At the request of the state attorney general, the California Supreme Court has granted review of the decision and Wiener said he was hopeful for a reversal.

Under President Joe Biden, the U.S. government has vowed to protect LGBTQ+ people against discrimination in healthcare .

And U.S. courts have interpreted the 2010 Affordable Care Act to protect against discrimination on the basis of gender identity in facilities receiving federal funds, including Medicaid and Medicare.

That has complemented various state anti-discrimination laws and the landmark 2020 Bostock Supreme Court ruling forbidding LGBT-based employment discrimination.

“But there’s the law on the books, and then there’s what’s happening for people in reality,” said Karen L. Loewy, senior counsel at Lambda Legal, adding that protections for LGBTQ+ seniors could be boosted by passage of the Equality Act .
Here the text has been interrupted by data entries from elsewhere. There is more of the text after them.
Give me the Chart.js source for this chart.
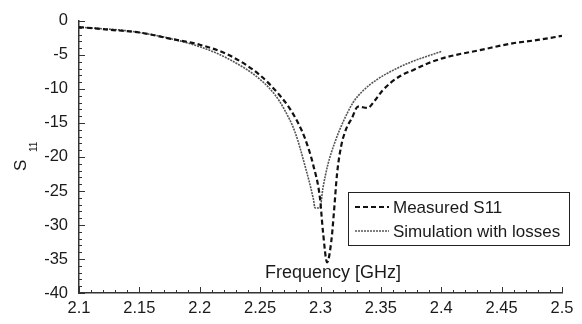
<!DOCTYPE html>
<html>
<head>
<meta charset="utf-8">
<script src="https://cdn.jsdelivr.net/npm/chart.js@4"></script>
<style>
  html, body { margin: 0; padding: 0; background: #fff; }
  #wrap { width: 582px; height: 324px; }
</style>
</head>
<body>
<div id="wrap"><canvas id="s11Chart" width="582" height="324"></canvas></div>
<script>
// values
var freqMeasured = [2.100, 2.125, 2.150, 2.175, 2.200, 2.225, 2.250, 2.266, 2.275, 2.282, 2.287, 2.294, 2.2996, 2.302, 2.3055,
                    2.309, 2.311, 2.3137, 2.317, 2.321, 2.326, 2.331, 2.339, 2.345, 2.351, 2.358, 2.366, 2.377, 2.391, 2.405,
                    2.432, 2.459, 2.480, 2.500];
var s11Measured = [-0.9, -1.3, -1.7, -2.6, -3.5, -5.1, -8.0, -10.9, -13.0, -15.2, -17.2, -21.2, -26.1, -30.9, -35.5,
                   -32.3, -28.4, -22.5, -18.5, -16.0, -14.3, -12.6, -12.8, -11.7, -10.3, -9.1, -8.1, -7.2, -6.1, -5.3,
                   -4.3, -3.3, -2.8, -2.2];

var freqSim = [2.100, 2.150, 2.200, 2.225, 2.250, 2.262, 2.270, 2.279, 2.287, 2.294, 2.2955, 2.2995, 2.302, 2.306,
               2.312, 2.3186, 2.327, 2.335, 2.347, 2.363, 2.377, 2.390, 2.400];
var s11Sim = [-0.9, -1.7, -3.8, -5.7, -8.6, -10.8, -13.0, -16.4, -21.2, -26.1, -27.5, -27.5, -24.6, -21.2,
              -17.8, -14.9, -12.0, -10.3, -8.6, -7.0, -5.9, -5.1, -4.5];

var xTicks = [2.1, 2.15, 2.2, 2.25, 2.3, 2.35, 2.4, 2.45, 2.5];
var yTicks = [0, -5, -10, -15, -20, -25, -30, -35, -40];
var seriesNames = ['Measured S11', 'Simulation with losses'];

function toPoints(xs, ys) {
  var pts = [];
  for (var i in xs) {
    pts.push({x: xs[i], y: ys[i]});
  }
  return pts;
}

var textColor = '#1a1a1a';
var axisColor = '#333';
var fontFamily = '"Liberation Sans", Arial, sans-serif';

// tick marks pointing into the plot, plus minor ticks
var innerTicks = {
  id: 'innerTicks',
  afterDraw: function(chart) {
    var ctx = chart.ctx;
    var xs = chart.scales.x, ys = chart.scales.y;
    var area = chart.chartArea;
    ctx.save();
    ctx.strokeStyle = axisColor;
    ctx.lineWidth = 1;
    ctx.beginPath();
    for (var i = 0; i <= 40; i++) {
      var f = 2.1 + i * 0.01;
      var px = Math.round(xs.getPixelForValue(f)) + 0.5;
      var len = (i % 5 === 0) ? 6 : 3;
      ctx.moveTo(px, area.bottom);
      ctx.lineTo(px, area.bottom - len);
    }
    for (var j = 0; j <= 40; j++) {
      var py = Math.round(ys.getPixelForValue(-j)) + 0.5;
      var l2 = (j % 5 === 0) ? 6 : 3;
      ctx.moveTo(area.left, py);
      ctx.lineTo(area.left + l2, py);
    }
    ctx.stroke();
    ctx.restore();
  }
};

// axis titles and boxed legend drawn in place
var annotations = {
  id: 'annotations',
  afterDraw: function(chart) {
    var ctx = chart.ctx;
    ctx.save();
    ctx.fillStyle = textColor;
    ctx.textBaseline = 'middle';
    ctx.textAlign = 'left';
    ctx.font = '18px ' + fontFamily;
    ctx.fillText('Frequency [GHz]', 265, 273);

    // S with subscript 11, rotated
    ctx.save();
    ctx.translate(26, 171);
    ctx.rotate(-Math.PI / 2);
    ctx.textBaseline = 'alphabetic';
    ctx.font = '17px ' + fontFamily;
    ctx.fillText('S', 0, 0);
    ctx.font = '10px ' + fontFamily;
    ctx.fillText('11', 19, 11);
    ctx.restore();

    // legend box
    ctx.fillStyle = '#fff';
    ctx.fillRect(348.5, 192.5, 221, 53);
    ctx.strokeStyle = '#222';
    ctx.lineWidth = 1;
    ctx.strokeRect(348.5, 192.5, 221, 53);
    var rows = [207, 231];
    chart.data.datasets.forEach(function(ds, k) {
      ctx.save();
      ctx.strokeStyle = ds.borderColor;
      ctx.lineWidth = ds.borderWidth;
      ctx.setLineDash(ds.borderDash);
      ctx.beginPath();
      ctx.moveTo(355, rows[k]);
      ctx.lineTo(389, rows[k]);
      ctx.stroke();
      ctx.restore();
      ctx.fillStyle = textColor;
      ctx.font = '17px ' + fontFamily;
      ctx.fillText(ds.label, 393, rows[k] + 1);
    });
    ctx.restore();
  }
};

var ctx = document.getElementById('s11Chart');
var s11Chart = new Chart(ctx, {
  type: 'line',
  data: {
    datasets: [{
      label: seriesNames[0],
      data: toPoints(freqMeasured, s11Measured),
      borderColor: '#111',
      borderWidth: 2.2,
      borderDash: [5, 3],
      pointRadius: 0,
      cubicInterpolationMode: 'monotone',
      fill: false
    }, {
      label: seriesNames[1],
      data: toPoints(freqSim, s11Sim),
      borderColor: '#555',
      borderWidth: 1.6,
      borderDash: [2, 1],
      pointRadius: 0,
      cubicInterpolationMode: 'monotone',
      fill: false
    }]
  },
  options: {
    responsive: false,
    animation: false,
    layout: { padding: { top: 17, right: 20, left: 0, bottom: 0 } },
    plugins: {
      legend: { display: false },
      tooltip: { enabled: false }
    },
    scales: {
      x: {
        type: 'linear',
        min: 2.1,
        max: 2.5,
        afterFit: function(scale) { scale.height = 31; },
        afterBuildTicks: function(scale) {
          scale.ticks = xTicks.map(function(v) { return {value: v}; });
        },
        grid: { display: true, drawOnChartArea: false, drawTicks: false },
        border: { display: true, color: axisColor, width: 1.5 },
        ticks: {
          padding: 6,
          color: textColor,
          maxRotation: 0,
          autoSkip: false,
          font: { family: fontFamily, size: 16.5 },
          callback: function(v) { return String(Math.round(v * 100) / 100); }
        }
      },
      y: {
        min: -40,
        max: 0,
        afterFit: function(scale) { scale.width = 79; },
        afterBuildTicks: function(scale) {
          scale.ticks = yTicks.map(function(v) { return {value: v}; });
        },
        grid: { display: true, drawOnChartArea: false, drawTicks: false },
        border: { display: true, color: axisColor, width: 1.5 },
        ticks: {
          padding: 11,
          color: textColor,
          autoSkip: false,
          font: { family: fontFamily, size: 16.5 }
        }
      }
    }
  },
  plugins: [innerTicks, annotations]
});
</script>
</body>
</html>
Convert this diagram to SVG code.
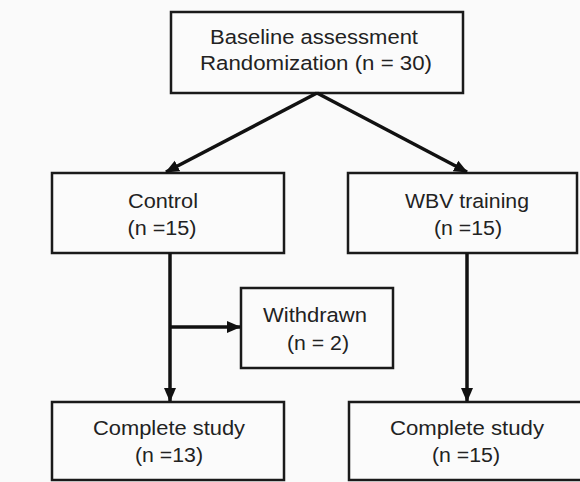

The act, which passed the U.S. House in 2021 and has been identified as a priority by the Senate leadership, would enshrine anti-discrimination protections in federal law and expand requirements for long-term care facilities, Loewy said.

AGEING ON EQUAL TERMS

Dianne Karron, 65, said she never expected to find a place to live – much less a safe and welcoming place – in her old age as “an ex-felon transgender woman”.

Karron, who struggled for years with finding permanent housing, now lives in Brooklyn in one of two housing complexes meant to be welcoming to LGBTQ+ seniors that have been opened in New York City over the last two years by nonprofit SAGE.

In Britain, Tonic Housing, which works to address loneliness in older LGBTQ+ people, launched a similar housing scheme for older people within the community last September.

Like SAGE’s housing in New York, Tonic@Bankhouse is not designed specifically for trans pensioners, but Tonic Housing’s chief executive Anna Kear described it as “the only LGBTQ+ affirming retirement community in the UK”.

But as more people around the world come out as trans, campaigners say governments will have to do more to address the community’s old-age care needs.

“Our seniors created the modern LGBTQ movement … The least we can do is make sure that they’re treated with respect and dignity as they age,” said Wiener.